Immigration reform supporters, opponents rally at Rep. Miller’s office

Immigration reform supporters, opponents rally at Rep. Miller’s office

RANCHO CUCAMONGA — Scores of advocates on both sides of the national immigration issue converged Friday at the office of a local congressman to rally their causes.

About two dozen immigration reform advocates from the Justice for Immigration Coalition are asking Rep. Gary Miller, R-Rancho Cucamonga, to support legislation that would allow a path for citizenship for 11 million undocumented citizens.

“I’m here in support of a new law on immigration because the one that we have does not answer the needs of the people,” said San Bernardino County Diocese Auxiliary Bishop Rutilio Del Riego, who came on behalf of the diocese in support of immigration reform. “We need a new law on immigration that is comprehensive, not piece by piece, and includes the path to citizenship and contributes to the unity of families.”

Benjamin Wood, an organizer with the Pomona Economic Opportunity Center, and the Rancho Cucamonga Day Laborers, had a petition signed by nearly 700 in San Bernardino County to show the congressman “how much the folks in his district support immigration reform.”

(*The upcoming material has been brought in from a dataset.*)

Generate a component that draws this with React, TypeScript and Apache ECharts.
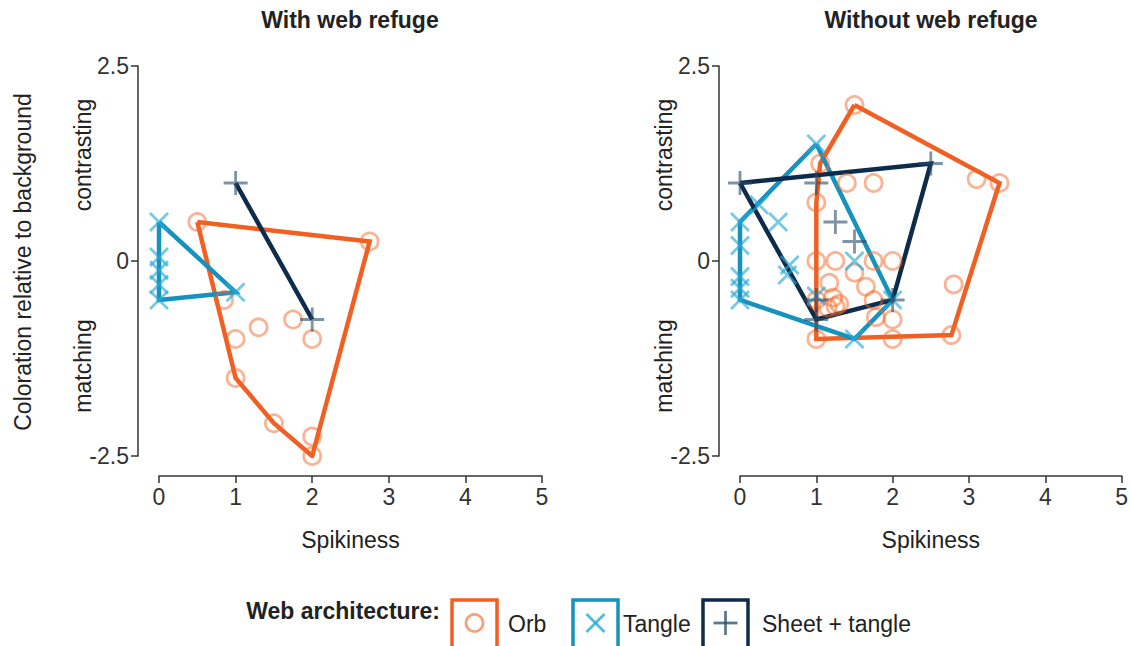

“There’s too many people living in the shadows, and it’s time for people to participate fully in a society that they’ve been a part of for a number of years,” Wood said.

Also at Miller’s office on Friday were about two dozen supporters of legal immigration and jobs for American workers. Among them were anti-illegal immigration advocates, including those from the Claremont-based We The People California’s Crusader, who are against legislation that would allow undocumented immigrants to become citizens.

Vicky Arzaga-Chapman of Rancho Cucamonga is involved with the group.

“I understand that they want citizenship,” said Arzaga-Chapman. “I’m Filipino and I have a lot of friends who became legal U.S. citizens, but you have to go about it the right way. I don’t begrudge any of them, but they need to go the legal route, and I’m not talking about changing the laws to have them become citizens.”

Rancho Cucamonga resident John Batten, who was with the group of anti-illegal immigration advocates, said he was rallying for American workers.

“We have over 22 million unemployed Americans and American veterans. I want to see them get jobs, not somebody who comes across the border illegally. I’m all for immigration — that’s what made this country great. We have to have legal immigration and we need jobs for Americans.”

Chris Marsh, district director for Miller, said the congressman agrees “the system is badly broken in need of fixing” but is focusing on two priorities right now as far as the immigration debate goes.

Marsh said Miller’s priorities are “making sure American jobs are preserved for American workers,” and to strengthen the nation’s borders and coastlines.

“Once those priorities are met, we can discuss all other aspects of the immigration debate,” Marsh said.